1 Heat up Nob Hill.

The biggest block party of the season happens when Nob Hill hosts the Route 66 Summerfest on Saturday from 5 to 10 p.m. Central Avenue shuts down between Girard Boulevard and Washington Street, creating a mile-long pedestrian zone filled with food trucks, artisan booths, kids’ activities, and four stages where bands perform throughout the evening.

The Family Stone, which features founding member of Sly & The Family Stone Jerry Martini, takes the main stage at 8:30 p.m. Performances from local favorites such as Son Como Son, Hillary Smith and Chillhouse, and Silver Sky Blues Band lead up to the final act.

The color purple will be everywhere at the Lavender in the Village festival. Photograph courtesy of Heather Ford. Heather Ford

2 Attend a flowery fêete.

Returning to the Larry P. Abraham Agri-Nature Center, in Los Ranchos de Albuquerque, Lavender in the Village celebrates the fragrant purple flowers in bloom on Saturday from 8 a.m. to 3 p.m. Shop artisanal goods from more than 120 vendors selling lavender body products, lavender bouquets and starter plants, ceramics featuring the flower, and lavender-infused drinks and eats made. Two music stages host performances from a bands, including the Burque Jazz Bandits and Hello Darlin. There are also llamas to pet, lectures to enjoy, tile painting classes, and u-pick lavender opportunities.

Francisco Martínez's Santa Rosalia de Palermo will be among the works featured in Saints & Santos. Photograph courtesy of the New Mexico Museum of Art.
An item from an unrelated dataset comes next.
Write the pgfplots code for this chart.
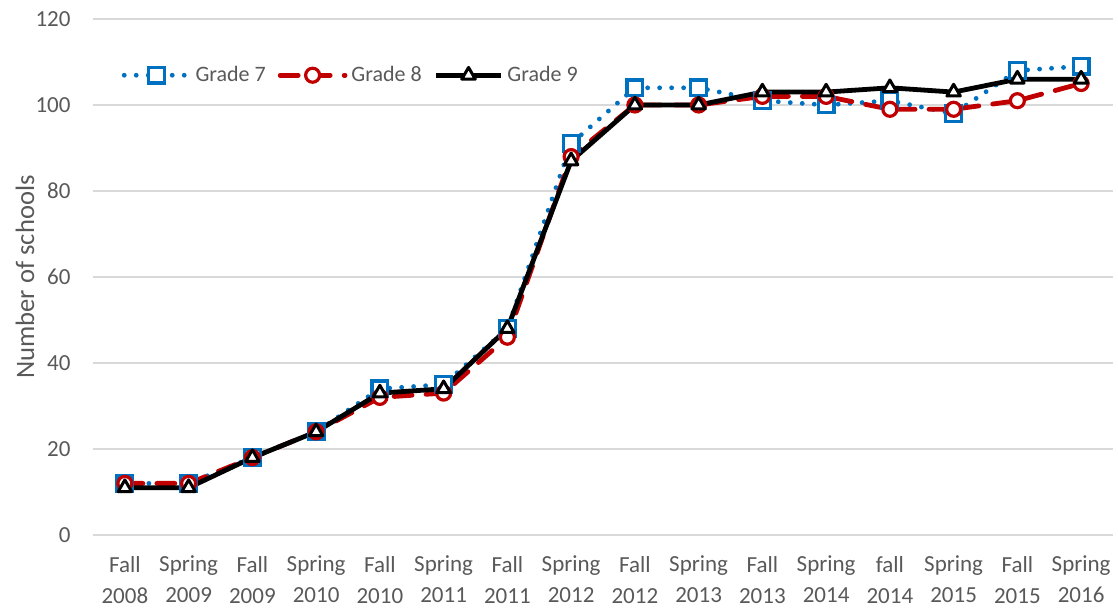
\documentclass[border=0pt]{standalone}
\usepackage{pgfplots}
\pgfplotsset{compat=1.18}
\usepackage{fontspec}
\setmainfont{Carlito}
\definecolor{txt}{HTML}{595959}
\definecolor{gridc}{HTML}{D9D9D9}
\definecolor{gseven}{HTML}{0070C0}
\definecolor{geight}{HTML}{C00000}
\begin{document}
\begin{tikzpicture}
\path[use as bounding box] (-46.5pt,-37.5pt) rectangle (512.5pt,267.5pt);
\begin{axis}[
  at={(0,0)}, anchor=south west,
  scale only axis, width=510pt, height=258pt,
  xmin=-0.5, xmax=15.5, ymin=0, ymax=120,
  ytick={0,20,...,120},
  xtick={0,...,15},
  xticklabels={{Fall\\2008},{Spring\\2009},{Fall\\2009},{Spring\\2010},{Fall\\2010},{Spring\\2011},{Fall\\2011},{Spring\\2012},{Fall\\2012},{Spring\\2013},{Fall\\2013},{Spring\\2014},{fall\\2014},{Spring\\2015},{Fall\\2015},{Spring\\2016}},
  axis line style={draw=none},
  major tick length=0pt,
  ymajorgrids, grid style={gridc, line width=0.9pt},
  tick label style={font=\fontsize{11.5}{15.5}\selectfont, text=txt},
  /pgf/number format/assume math mode=true,
  xticklabel style={align=center, yshift=-7pt},
  yticklabel style={xshift=-7.7pt},
  ylabel={Number of schools},
  ylabel style={at={(axis description cs:0,0.5)}, anchor=center, rotate=0, yshift=34pt, font=\fontsize{13.3}{15}\selectfont, text=txt},
  legend style={at={(rel axis cs:0.022,0.891)}, anchor=west, draw=none, fill=none,
    font=\fontsize{11}{13}\selectfont, text=txt,
    /tikz/every even column/.append style={column sep=4pt}},
  legend columns=3,
  legend image code/.code={\draw[mark repeat=2,mark phase=2,#1] plot coordinates {(0cm,0cm) (0.57cm,0cm) (1.14cm,0cm)};},
]
\addplot[gseven, line width=2.4pt, line cap=round, dash pattern=on 0pt off 6pt,
  mark=square*, mark size=3.9pt, mark options={solid, fill=white, line width=1.6pt}]
  coordinates {(0,12)(1,12)(2,18)(3,24)(4,34)(5,35)(6,48)(7,91)(8,104)(9,104)(10,101)(11,100)(12,101)(13,98)(14,108)(15,109)};
\addlegendentry{Grade 7}
\addplot[geight, line width=2.4pt, line cap=round, dash pattern=on 9pt off 7pt,
  mark=*, mark size=3.5pt, mark options={solid, fill=white, line width=1.6pt}]
  coordinates {(0,12)(1,12)(2,18)(3,24)(4,32)(5,33)(6,46)(7,88)(8,100)(9,100)(10,102)(11,102)(12,99)(13,99)(14,101)(15,105)};
\addlegendentry{Grade 8}
\addplot[black, line width=2.4pt, line join=round,
  mark=triangle*, mark size=3.9pt, mark options={solid, fill=white, line width=1.5pt}]
  coordinates {(0,11)(1,11)(2,18)(3,24)(4,33)(5,34)(6,48)(7,87)(8,100)(9,100)(10,103)(11,103)(12,104)(13,103)(14,106)(15,106)};
\addlegendentry{Grade 9}
\end{axis}
\end{tikzpicture}
\end{document}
See the origins of Spanish Colonial Art.

The New Mexico Museum of Art debuts a new exhibition, Saints & Santos: Picturing the Holy in New Spain, on Saturday. Through an examination of holy images and how they evolved and propagated in the New World, the exhibition follows the traditional relationship between sanctity and art that continues in the work of New Mexico’s santero artists today. Saints & Santeros , which runs through January 11, features more than 60 paintings of saints, examples of unique materials like corn stalks and feathers, and pieces that demonstrate the changes that happened to iconography as it moved from Rome to Mexico.
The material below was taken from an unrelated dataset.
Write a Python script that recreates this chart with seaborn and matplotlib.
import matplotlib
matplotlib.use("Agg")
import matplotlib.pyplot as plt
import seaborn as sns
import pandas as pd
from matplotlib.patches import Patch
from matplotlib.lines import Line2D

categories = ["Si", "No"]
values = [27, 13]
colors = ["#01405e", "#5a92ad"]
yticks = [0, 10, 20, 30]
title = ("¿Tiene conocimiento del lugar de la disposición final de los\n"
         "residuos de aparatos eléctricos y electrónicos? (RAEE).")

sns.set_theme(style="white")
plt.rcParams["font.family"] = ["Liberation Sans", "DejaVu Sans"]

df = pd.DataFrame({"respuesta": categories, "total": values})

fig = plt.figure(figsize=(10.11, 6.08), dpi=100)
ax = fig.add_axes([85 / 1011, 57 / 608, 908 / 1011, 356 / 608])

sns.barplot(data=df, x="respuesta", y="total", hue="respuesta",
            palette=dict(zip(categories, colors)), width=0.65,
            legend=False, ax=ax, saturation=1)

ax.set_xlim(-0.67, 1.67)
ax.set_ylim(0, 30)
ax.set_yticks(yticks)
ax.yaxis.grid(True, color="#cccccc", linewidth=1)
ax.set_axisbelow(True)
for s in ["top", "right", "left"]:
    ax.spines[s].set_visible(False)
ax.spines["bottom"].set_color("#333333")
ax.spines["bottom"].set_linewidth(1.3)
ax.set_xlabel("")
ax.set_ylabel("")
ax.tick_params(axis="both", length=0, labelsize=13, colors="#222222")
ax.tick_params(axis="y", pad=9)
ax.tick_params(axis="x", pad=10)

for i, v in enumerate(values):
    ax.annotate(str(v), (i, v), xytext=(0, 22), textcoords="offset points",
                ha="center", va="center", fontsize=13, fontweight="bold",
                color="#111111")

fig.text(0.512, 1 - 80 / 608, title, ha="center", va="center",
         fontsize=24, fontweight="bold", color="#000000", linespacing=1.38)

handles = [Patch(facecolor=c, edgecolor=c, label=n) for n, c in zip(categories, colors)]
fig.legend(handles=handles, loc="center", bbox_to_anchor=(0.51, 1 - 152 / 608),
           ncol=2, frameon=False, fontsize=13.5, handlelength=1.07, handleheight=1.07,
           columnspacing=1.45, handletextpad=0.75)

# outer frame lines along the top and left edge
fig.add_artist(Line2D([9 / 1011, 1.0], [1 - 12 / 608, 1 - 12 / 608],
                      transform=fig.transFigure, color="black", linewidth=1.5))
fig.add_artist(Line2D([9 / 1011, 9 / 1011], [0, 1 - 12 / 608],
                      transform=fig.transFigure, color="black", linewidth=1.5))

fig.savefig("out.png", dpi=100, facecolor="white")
The Fiestas de Taos crowned its 2024 royalty earlier this month. Photograph courtesy of Fiestas de Taos.

4 Party in Taos.

The Fiestas de Taos, which were threatened by funding issues, will take place as scheduled beginning Friday at Kit Carson Park. The three-day shindig includes a procession from Our Lady of Guadalupe Church, the crowning of fiestas royalty, food, drinks, live music, and vendor booths.

Jazmin Novak (Diné) uses asymmetry in her color palettes to give emphasis to certain parts of desert animals. Photograph courtesy of the Indian Pueblo Cultural Center.

5 Dig into the desert through art.

The artist-led exhibition Desert Stories: The Art of Kelly Freye & Jazmin Novak opens at the Indian Pueblo Cultural Center with a reception on Friday from 5 to 7 p.m. Frye (Tesuque Pueblo/Mescalero Apache), a painter with an emphasis on color and geometry, and Novak (Diné), a sculptor of brightly colored foxes, rabbits, and other animals, collaborated to create a cohesive show that interprets the desert, its colors, and its wildlife in their works. See it through October 27.